I haven’t had much reading time today yet because I spent the afternoon at the public library in Alburg, Vermont for a presentation about my second Lake Champlain historical novel, CHAMPLAIN AND THE SILENT ONE.  No matter how many presentations I give, I’m always moved by a welcome like this. 

Those balloons have had me smiling all day.  And I loved the group of people who came out for this event, a mix of all ages, including a high school freshman who just had her own poem about the Holocaust published.  It was fun to talk about writing with her and her sister!

My other big highlight of the week was a research appointment to help me write a new scene in SUGAR ON SNOW, my middle grade ice skating novel that’s coming out with Walker Books in 2010.  The main character’s friend takes care of the bees in her family’s apple orchard, and I’ve decided to set the new scene there.  (If you read the book later on, you will see why – it just fits the mood of the conversation perfectly.)  So yesterday, in 87-degree weather, I met up with a delightful area beekeeper (thank you, Dave!), zipped myself into a borrowed beekeeper’s outfit, and got to work watching and listening to 100,000 honeybees and learning how to care for them.

It’s probably good that you can’t see in the photo how sweaty I was.  Despite the heat, it was a fantastic afternoon, and I learned some amazing things about honeybees, some of which are perfect for the new scene and some of which are fascinating but don’t belong in my book, and so I’ll just quietly enjoy those.  For those of you who write & research, it’s a challenge, isn’t it?  Knowing what has to be left out, even when it’s information you love? 

The Alburg Library was my last author event until Labor Day weekend, when we’re throwing a launch party for THE BRILLIANT FALL OF GIANNA Z.  More on that soon, but for now, know that you’re invited to Flying Pig Bookstore in Shelburne, VT on Saturday, September 5th at 11:00.  Nonna’s famous funeral cookies from the book will make their debut, too!

For now…it’s back to the revision, with some camping, family visits, and general summer frolicking sprinkled in, too.  I hope you’ve had a terrific July!

20 Replies on “The Boats, the BIG waves, the Books & the Bees

  1. Love the beekeeper’s outfit. The things you do for your art – I am impressed!

    And though NO waters in California are in danger of rising (rain? what’s that?), I agree: naked docks do look funny.

  2. Love you in your bee suit (you are brave — despite the 100+ bees we’ve had in our house since the extraction, I wouldn’t want to be surrounded by them).

    I just started FLASH BURNOUT, and I’m already loving it!

  3. I laughed so much while reading Flash Burnout! I so envied how Lisa managed truly funny humor while keeping it non-silly and still poignant.
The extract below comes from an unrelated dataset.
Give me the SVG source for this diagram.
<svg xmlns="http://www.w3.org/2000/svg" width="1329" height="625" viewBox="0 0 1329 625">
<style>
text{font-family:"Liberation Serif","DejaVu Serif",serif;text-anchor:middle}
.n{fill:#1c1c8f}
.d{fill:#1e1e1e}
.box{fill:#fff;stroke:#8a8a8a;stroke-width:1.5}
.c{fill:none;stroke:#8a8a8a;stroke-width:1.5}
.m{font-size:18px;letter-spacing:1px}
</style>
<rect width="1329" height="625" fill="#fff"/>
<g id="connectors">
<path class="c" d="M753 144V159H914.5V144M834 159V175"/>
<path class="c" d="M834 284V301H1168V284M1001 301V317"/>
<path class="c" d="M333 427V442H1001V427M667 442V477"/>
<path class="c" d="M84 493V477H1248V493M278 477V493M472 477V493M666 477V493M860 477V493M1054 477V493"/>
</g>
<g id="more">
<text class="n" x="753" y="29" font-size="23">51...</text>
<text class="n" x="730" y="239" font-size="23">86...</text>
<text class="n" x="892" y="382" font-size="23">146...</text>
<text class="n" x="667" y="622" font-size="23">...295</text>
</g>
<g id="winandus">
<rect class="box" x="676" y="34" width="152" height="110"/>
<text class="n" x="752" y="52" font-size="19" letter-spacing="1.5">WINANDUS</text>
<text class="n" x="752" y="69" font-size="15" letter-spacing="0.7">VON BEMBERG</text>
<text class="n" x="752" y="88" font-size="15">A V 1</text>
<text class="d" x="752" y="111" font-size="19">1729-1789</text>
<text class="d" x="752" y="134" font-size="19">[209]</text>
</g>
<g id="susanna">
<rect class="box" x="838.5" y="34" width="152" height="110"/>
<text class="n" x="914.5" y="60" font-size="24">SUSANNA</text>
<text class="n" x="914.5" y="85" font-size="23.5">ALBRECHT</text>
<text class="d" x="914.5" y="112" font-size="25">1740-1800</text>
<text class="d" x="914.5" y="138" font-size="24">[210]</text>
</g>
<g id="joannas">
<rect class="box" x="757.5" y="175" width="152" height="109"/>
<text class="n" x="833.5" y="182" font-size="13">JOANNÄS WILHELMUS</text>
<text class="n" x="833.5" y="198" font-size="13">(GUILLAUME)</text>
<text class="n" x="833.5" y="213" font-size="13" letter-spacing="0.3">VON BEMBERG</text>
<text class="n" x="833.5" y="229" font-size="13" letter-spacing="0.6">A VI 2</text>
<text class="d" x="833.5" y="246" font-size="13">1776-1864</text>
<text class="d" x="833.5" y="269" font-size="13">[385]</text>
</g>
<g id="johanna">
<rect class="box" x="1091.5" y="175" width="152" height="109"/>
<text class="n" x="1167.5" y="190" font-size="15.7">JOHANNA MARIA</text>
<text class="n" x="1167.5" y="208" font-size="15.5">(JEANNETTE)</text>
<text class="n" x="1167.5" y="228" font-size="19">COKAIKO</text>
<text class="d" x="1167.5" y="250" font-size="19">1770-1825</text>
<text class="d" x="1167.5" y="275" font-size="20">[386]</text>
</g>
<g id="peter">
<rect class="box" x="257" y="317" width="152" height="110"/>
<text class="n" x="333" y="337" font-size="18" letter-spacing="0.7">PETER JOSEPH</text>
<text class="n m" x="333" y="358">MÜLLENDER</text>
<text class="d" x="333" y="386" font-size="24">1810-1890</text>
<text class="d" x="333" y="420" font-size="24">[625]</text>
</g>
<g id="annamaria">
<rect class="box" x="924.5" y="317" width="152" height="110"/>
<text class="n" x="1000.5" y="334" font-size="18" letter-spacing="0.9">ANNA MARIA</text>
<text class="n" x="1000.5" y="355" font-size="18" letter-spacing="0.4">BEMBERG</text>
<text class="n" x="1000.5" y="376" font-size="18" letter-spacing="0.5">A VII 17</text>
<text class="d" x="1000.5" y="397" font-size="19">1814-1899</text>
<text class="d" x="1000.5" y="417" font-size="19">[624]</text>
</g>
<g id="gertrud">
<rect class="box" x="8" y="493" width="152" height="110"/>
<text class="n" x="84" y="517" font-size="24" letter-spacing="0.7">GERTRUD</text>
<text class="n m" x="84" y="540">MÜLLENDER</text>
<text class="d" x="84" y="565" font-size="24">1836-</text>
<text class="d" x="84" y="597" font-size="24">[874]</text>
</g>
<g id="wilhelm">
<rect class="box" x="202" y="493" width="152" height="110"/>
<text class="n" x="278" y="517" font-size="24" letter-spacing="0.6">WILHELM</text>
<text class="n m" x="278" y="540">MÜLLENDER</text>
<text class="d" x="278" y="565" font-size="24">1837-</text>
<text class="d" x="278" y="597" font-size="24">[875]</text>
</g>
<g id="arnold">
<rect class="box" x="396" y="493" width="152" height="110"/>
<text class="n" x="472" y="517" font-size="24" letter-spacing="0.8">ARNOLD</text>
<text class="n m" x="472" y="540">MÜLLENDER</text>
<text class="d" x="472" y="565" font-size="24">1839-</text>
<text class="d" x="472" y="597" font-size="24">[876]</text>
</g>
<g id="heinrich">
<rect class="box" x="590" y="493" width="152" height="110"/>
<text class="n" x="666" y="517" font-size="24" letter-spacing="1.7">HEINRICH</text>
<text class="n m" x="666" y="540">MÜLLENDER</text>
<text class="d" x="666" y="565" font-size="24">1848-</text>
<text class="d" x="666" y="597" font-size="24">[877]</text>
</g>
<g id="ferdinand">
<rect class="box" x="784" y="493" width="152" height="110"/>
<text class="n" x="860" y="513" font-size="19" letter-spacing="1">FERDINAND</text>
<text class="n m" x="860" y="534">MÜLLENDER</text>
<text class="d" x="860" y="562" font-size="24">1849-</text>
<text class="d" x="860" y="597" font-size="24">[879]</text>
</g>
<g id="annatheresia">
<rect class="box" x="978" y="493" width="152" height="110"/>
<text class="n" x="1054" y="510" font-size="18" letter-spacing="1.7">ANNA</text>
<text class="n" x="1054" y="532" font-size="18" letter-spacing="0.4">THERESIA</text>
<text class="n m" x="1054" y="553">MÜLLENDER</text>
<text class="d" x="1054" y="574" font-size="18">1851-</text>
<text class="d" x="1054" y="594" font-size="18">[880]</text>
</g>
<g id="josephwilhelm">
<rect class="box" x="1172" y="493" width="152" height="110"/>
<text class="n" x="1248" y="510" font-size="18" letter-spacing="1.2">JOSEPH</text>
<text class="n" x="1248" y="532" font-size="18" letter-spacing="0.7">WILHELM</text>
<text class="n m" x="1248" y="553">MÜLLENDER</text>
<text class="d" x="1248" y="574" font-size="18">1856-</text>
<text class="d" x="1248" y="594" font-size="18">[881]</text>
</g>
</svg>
  4. My visit with the beekeeper was thoroughly enjoyable – and if I didn’t have such a small yard, I’d so be looking into a hive or two. They are beautiful and so, so fascinating.

  5. The bees were actually pretty docile as well as gorgeous. Dave said they were in a good mood. Interestingly enough, we were originally supposed to meet today to work in the hives, but since the barometric pressure was supposed to be dropping today, he rescheduled. Apparently bees who are disturbed with falling barometric pressure are much grouchier about it.

    You will love FLASH BURNOUT – voice in this book is one of my all-time favorites for teens, I think. It’s just wonderful.

  6. I kept snorting laughs while I was reading on the deck the other day, and my 7-year-old, reading next to me, was saying, “What’s so funny! Read that part!” Um…well…no. I’ll have to buy her the hardcover and save it for 6 or 7 years instead.

  7. The bees sound great! I can imagine how warm you were, because I was on a research trip of my own, in tank top and shorts, and was still a limp noodle by the end of the day.

    The dock photo would be a terrific 15-words-or-less prompt.

    Thanks for the shout-out to the League and Daniel. See you at the Book Festival!

  8. EEEEeeeeeee!

    Thank you, Kate!!!

    I have figurative balloons floating over my head right now, I’m so happy.

    P.S. I’ve always wanted to visit an apiary, too.

  9. Knowing what to leave out is surely one of the hardest parts — especially when the research is done in 87 degree heat, and is fascinating to boot!

  10. Adorable

    Oh my – that is just too cute! You look awesome in your beekeepers outfit. Please make sure you include that in your slide show when you do your presentations for Sugar on Snow!
    You make me smile all of the time!
    : )

  11. Ah…but then I wouldn’t have ended up with the right words for the sound they make when you puff the smoker at them. It was actually really fun, and the bees were amazingly docile. Dave said they were in a good mood!

  12. It was fascinating- Just wrote the scene this weekend, so now it is indeed time to go back and prune it a bit. I’m sure a was probably a little over-excited with the details.

  13. Beekeeping research photos will go into my school presentation “All in the Name of Research.”

    And FLASH BURNOUT is amazing and funny. You will love it.

  14. Re: Adorable

    Thanks – it’s already in the file where I keep photos for that book and will be part of my presentation on research, too.

    Hope your head is feeling better!

  15. It’s been a long, wavy summer on Lake Champlain. We actually had to go in and rescue part of the neighbor’s dock yesterday – the whole catwalk came off and floated two houses down.